Leaving Apartment Living For A House

 

"Side Sectional View of Tenement House, 38 Cherry Street, N.Y. THE TENEMENT HOUSES OF NEW YORK From sketches by Mr. Albert Berghaus; published in Frank Leslie's Illustrated Paper, July 1, 1865" Public domain Wikimedia Commons.

 

The one thing I enjoy about apartment living is the ease of just locking the door and leaving for a month. With a house, it is much harder to drop everything and travel for long periods. Having lived most of my life in apartments with houses beyond affordability, some have been better than others.

 In my rental life, I have had some really good rental situations where the rent was affordable and the terms honest. These situations have always been from "mom and pop" or small scale operations where the owners only had a few buildings and I had a relationship with them. In cases like the one we have lived in for the past few years, we are at the whims of corporate landlords that see us as numbers on a spreadsheet and not people.
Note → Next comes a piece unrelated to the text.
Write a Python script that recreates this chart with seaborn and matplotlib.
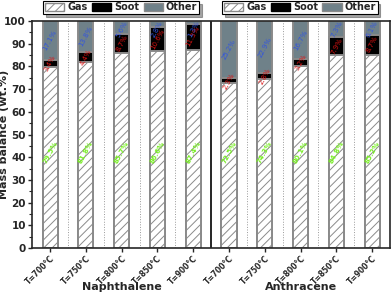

Our neighbors say the rent is going up, so it is a good time to move. Being at the whims of rents that rise with little notice and variable fees imposed on us by garbage and water use of other residents reminds me of Darth Vader speaking to Lando Calrissian in the Empire Strikes Back. Calrissian has no choice but to accept Vader's terms as the dark lord continues to alter the deal. Moving to a house, we will be at the whims of new dark lords in the form of bankers, the city and others, but at least we will have a place to call home.

 



 Renters need easier options to move into housing, but our classist system that favors the already favored, makes that kind of social mobility as hard as possible. As I have written before, we need more options for smaller, more affordable homes on smaller lots, getting away from what I call the "middle class bias" of big houses on big lots that keeps most people out of home ownership.

Right now, home prices are at an all time high because of a shortage of supply. That is great for property owners....but is it really? Do we risk another 2008 and a crash of the market. I sold my house in 2007 in part because I feared the irrational exuberance of the market at that time  as a person living mortgage payment to mortgage payment in a oversized house that was barely furnished. My fears were founded on a national level where friends in other parts of the country have taken a decade to regain equity, but North Dakota with its colonial economy of raw materials and commodities the market didn't flinch. In retrospect, I should have kept my house. If a new crash is on the way, I hope that North Dakota's economy of colonial commodities will insulate values as in 2008.